Where a line holds the string "this", return that line.

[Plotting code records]
--- BEGIN ---
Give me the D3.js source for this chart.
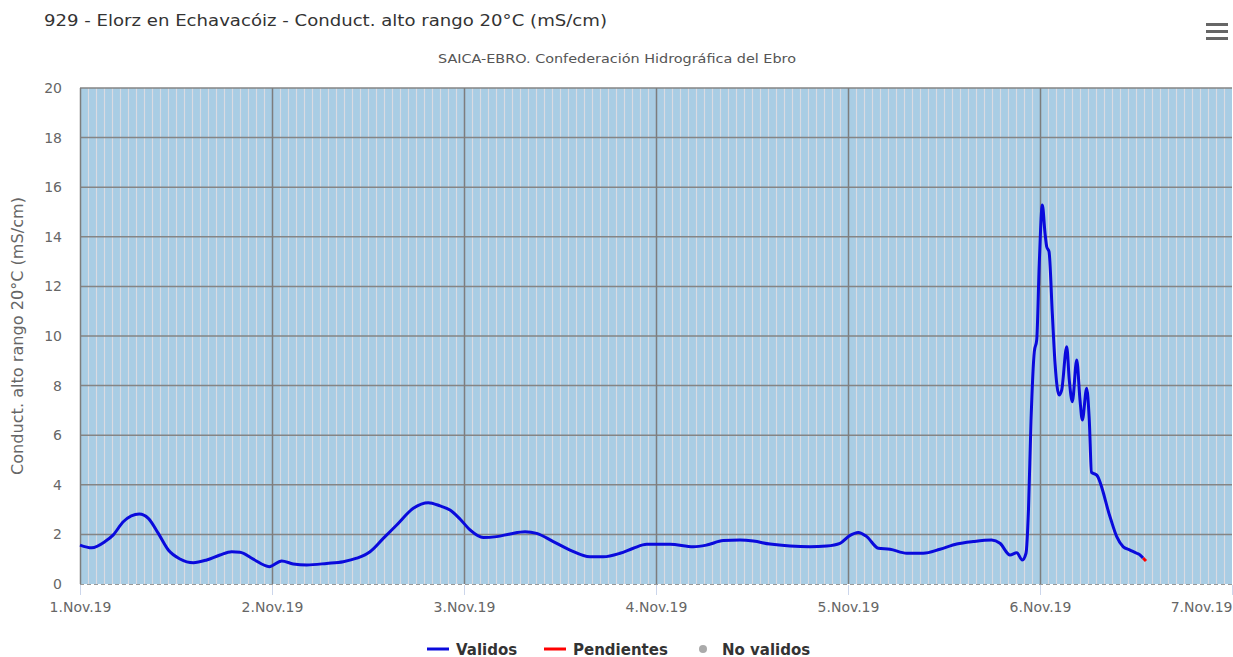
<!DOCTYPE html>
<html>
<head>
<meta charset="utf-8">
<script src="https://cdn.jsdelivr.net/npm/d3@7"></script>
<style>
  body { margin: 0; background: #fff; }
  text { font-family: "DejaVu Sans", sans-serif; }
</style>
</head>
<body>
<div id="chart"></div>
<script>
// Hours since 1.Nov.2019 00:00 and conductivity readings (mS/cm)
var horas = [
  0, 1.46, 3.13, 4.16, 5.41, 7.41, 8.54, 9.79, 11.04, 12.5,
  14.16, 15.84, 17.5, 18.96, 20, 21.66, 23.66, 25.21, 26.66, 28.34,
  30.84, 32.91, 34.59, 36.25, 37.91, 39.59, 41.66, 43.54, 45, 46.25,
  47.5, 48.75, 50.41, 52.09, 53.75, 55.63, 57.09, 59.16, 61.25, 63.75,
  65.41, 67.5, 69.16, 70.84, 73.75, 76.66, 78.34, 80.41, 82.5, 84.16,
  86.25, 88.75, 91.25, 93.34, 95, 96.16, 97.29, 98.34, 99.79, 101.25,
  103.34, 105.41, 107.5, 109.59, 111.66, 113.96, 115, 116.25, 117.09, 117.79,
  118.25, 118.56, 118.88, 119.29, 119.59, 119.91, 120.29, 120.63, 120.84, 121.13,
  121.54, 121.88, 122.38, 122.71, 123.34, 123.66, 124.04, 124.59, 125, 125.29,
  125.84, 126.16, 126.44, 127.09, 128.75, 129.59, 130.41, 131.25, 132.09, 132.5,
  132.88, 133.25];
var valores = [
  1.57, 1.46, 1.71, 1.98, 2.51, 2.82, 2.65, 2.04, 1.37, 1.01,
  0.86, 0.97, 1.17, 1.30, 1.28, 1.0, 0.70, 0.93, 0.81, 0.77,
  0.83, 0.90, 1.04, 1.30, 1.84, 2.38, 3.05, 3.28, 3.15, 2.98,
  2.62, 2.18, 1.87, 1.91, 2.02, 2.11, 2.04, 1.71, 1.37, 1.10,
  1.10, 1.24, 1.44, 1.60, 1.60, 1.50, 1.57, 1.75, 1.77, 1.73,
  1.61, 1.53, 1.50, 1.53, 1.64, 1.94, 2.08, 1.91, 1.44, 1.40,
  1.24, 1.24, 1.40, 1.61, 1.71, 1.77, 1.64, 1.17, 1.26, 0.97,
  1.24, 3.0, 6.61, 9.37, 9.84, 12.93, 15.28, 14.14, 13.60, 13.40,
  10.9, 8.9, 7.62, 7.82, 9.57, 8.23, 7.35, 9.03, 7.42, 6.61,
  7.89, 6.61, 4.5, 4.39, 2.71, 1.91, 1.50, 1.37, 1.24, 1.17,
  1.05, 0.93];
// last reading still pending validation
var nPendientes = 1;
var xTicks = [0, 1, 2, 3, 4, 5, 6];
var yTicks = [0, 2, 4, 6, 8, 10, 12, 14, 16, 18, 20];
var leyenda = ["Validos", "Pendientes", "No validos"];

var inicio = Date.UTC(2019, 10, 1);
var datos = horas.map((h, i) => ({ t: new Date(inicio + h * 3600000), v: valores[i] }));

var W = 1233, H = 657;
var margin = { top: 88, right: 1, bottom: 73, left: 80 };
var width = W - margin.left - margin.right, height = H - margin.top - margin.bottom;

var svg = d3.select("#chart").append("svg").attr("width", W).attr("height", H);

svg.append("text").attr("x", 44).attr("y", 26)
  .style("font-size", "16.5px").attr("fill", "#333")
  .attr("textLength", 563).attr("lengthAdjust", "spacingAndGlyphs")
  .text("929 - Elorz en Echavacóiz - Conduct. alto rango 20°C (mS/cm)");
svg.append("text").attr("x", 617).attr("y", 63).attr("text-anchor", "middle")
  .style("font-size", "13px").attr("fill", "#555")
  .attr("textLength", 358).attr("lengthAdjust", "spacingAndGlyphs")
  .text("SAICA-EBRO. Confederación Hidrográfica del Ebro");

// menu icon
[0, 7, 14].forEach(dy => svg.append("rect").attr("x", 1206).attr("y", 23 + dy)
  .attr("width", 22).attr("height", 3).attr("fill", "#666"));

var g = svg.append("g").attr("transform", `translate(${margin.left},${margin.top})`);

var x = d3.scaleUtc()
  .domain([new Date(inicio), new Date(inicio + 6 * 86400000)])
  .range([0, width]);
var y = d3.scaleLinear().domain([0, 20]).range([height, 0]);

g.append("rect").attr("width", width).attr("height", height).attr("fill", "#a9cde4");

// hourly stripes
var horasGrid = d3.range(1, 6 * 24).filter(h => h % 24 !== 0);
g.selectAll(".hora").data(horasGrid).enter().append("line")
  .attr("x1", h => x(new Date(inicio + h * 3600000)) + 0.5)
  .attr("x2", h => x(new Date(inicio + h * 3600000)) + 0.5)
  .attr("y1", 0).attr("y2", height)
  .attr("stroke", "#eadfe2").attr("stroke-opacity", 0.75).attr("stroke-width", 1.2);

// horizontal grid
g.selectAll(".hgrid").data(yTicks.filter(d => d > 0)).enter().append("line")
  .attr("x1", 0).attr("x2", width)
  .attr("y1", d => y(d)).attr("y2", d => y(d))
  .attr("stroke", "#858585").attr("stroke-width", 1.5);

// day grid
g.selectAll(".vgrid").data(xTicks.slice(0, 6)).enter().append("line")
  .attr("x1", d => x(new Date(inicio + d * 86400000)) + 0.5)
  .attr("x2", d => x(new Date(inicio + d * 86400000)) + 0.5)
  .attr("y1", 0).attr("y2", height)
  .attr("stroke", "#7d7d7d").attr("stroke-width", 1.5);

// zero line (dashed)
g.append("line").attr("x1", 0).attr("x2", width).attr("y1", height + 0.5).attr("y2", height + 0.5)
  .attr("stroke", "#999").attr("stroke-dasharray", "4,3").attr("stroke-width", 1.2);

// x axis
var fmt = d3.utcFormat("%-d.%b.%y");
var xAxis = g.append("g").attr("transform", `translate(0,${height + 1})`)
  .call(d3.axisBottom(x).tickValues(xTicks.map(d => new Date(inicio + d * 86400000)))
    .tickFormat(fmt).tickSize(10).tickPadding(7));
xAxis.select(".domain").remove();
xAxis.selectAll(".tick line").attr("stroke", "#ccd6eb");
xAxis.selectAll("text").style("font-size", "14px").attr("fill", "#666")
  .style("font-family", "'DejaVu Sans', sans-serif");
// keep the last label inside the chart
xAxis.selectAll(".tick").filter((d, i) => i === xTicks.length - 1)
  .select("text").attr("text-anchor", "end").attr("x", 0);

// y axis
var yAxis = g.append("g").call(d3.axisLeft(y).tickValues(yTicks).tickSize(0).tickPadding(18));
yAxis.select(".domain").remove();
yAxis.selectAll("text").style("font-size", "14px").attr("fill", "#666")
  .style("font-family", "'DejaVu Sans', sans-serif");

svg.append("text")
  .attr("transform", `translate(23,${margin.top + height / 2}) rotate(-90)`)
  .attr("text-anchor", "middle").style("font-size", "15px").attr("fill", "#666")
  .attr("textLength", 278).attr("lengthAdjust", "spacingAndGlyphs")
  .text("Conduct. alto rango 20°C (mS/cm)");

// series
var linea = d3.line().x(d => x(d.t)).y(d => y(d.v)).curve(d3.curveMonotoneX);
var corte = datos.length - nPendientes;
g.append("path").datum(datos.slice(0, corte))
  .attr("fill", "none").attr("stroke", "#0a0adc").attr("stroke-width", 3)
  .attr("stroke-linejoin", "round").attr("d", linea);
g.append("path").datum(datos.slice(corte - 1))
  .attr("fill", "none").attr("stroke", "#ff0000").attr("stroke-width", 3)
  .attr("stroke-linejoin", "round").attr("d", linea);

// legend
var legX = [427, 544, 703];
var colores = ["#0a0adc", "#ff0000", "#aaa"];
var lg = svg.append("g").attr("transform", "translate(0,649)");
leyenda.forEach((nombre, i) => {
  if (i < 2) {
    lg.append("line").attr("x1", legX[i]).attr("x2", legX[i] + 22).attr("y1", 0).attr("y2", 0)
      .attr("stroke", colores[i]).attr("stroke-width", 3);
  } else {
    lg.append("circle").attr("cx", legX[i]).attr("cy", 0).attr("r", 4).attr("fill", colores[i]);
  }
  lg.append("text").attr("x", i < 2 ? legX[i] + 29 : legX[i] + 19).attr("y", 5.5)
    .style("font-size", "15px").style("font-weight", "bold").attr("fill", "#333").text(nombre);
});
</script>
</body>
</html>
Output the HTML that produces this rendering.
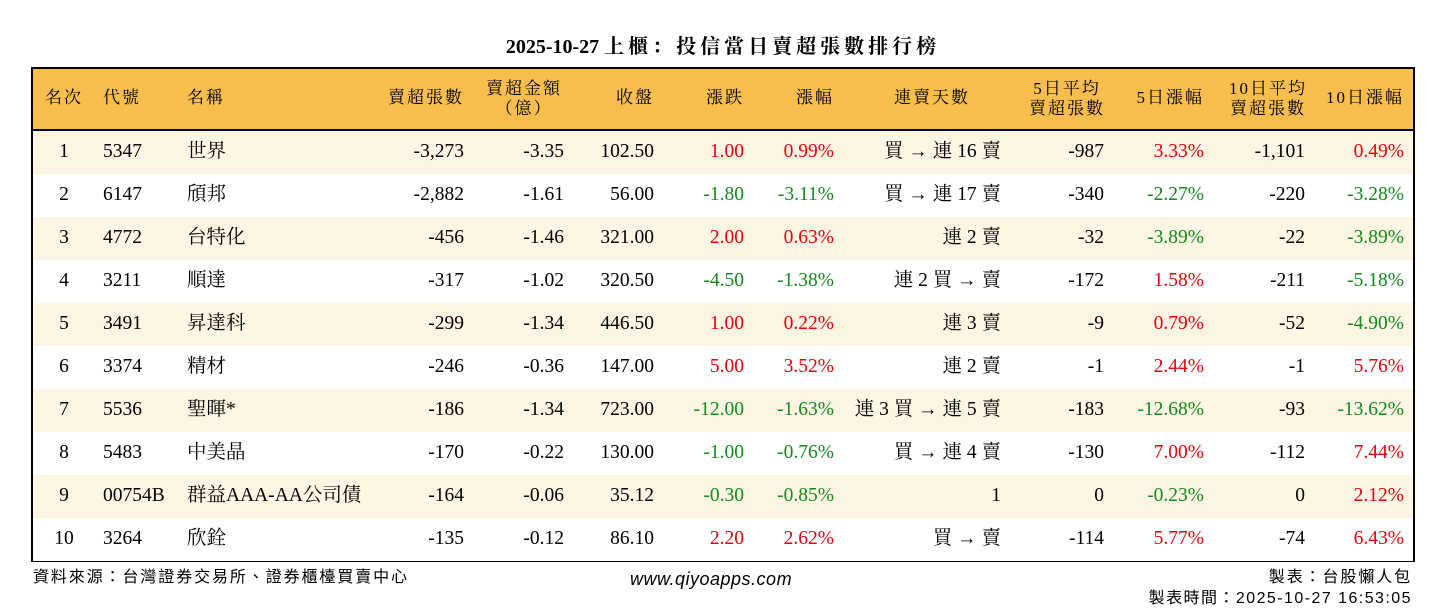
--- END ---
### Written answer
Give me the D3.js source for this chart.
Output the HTML that produces this rendering.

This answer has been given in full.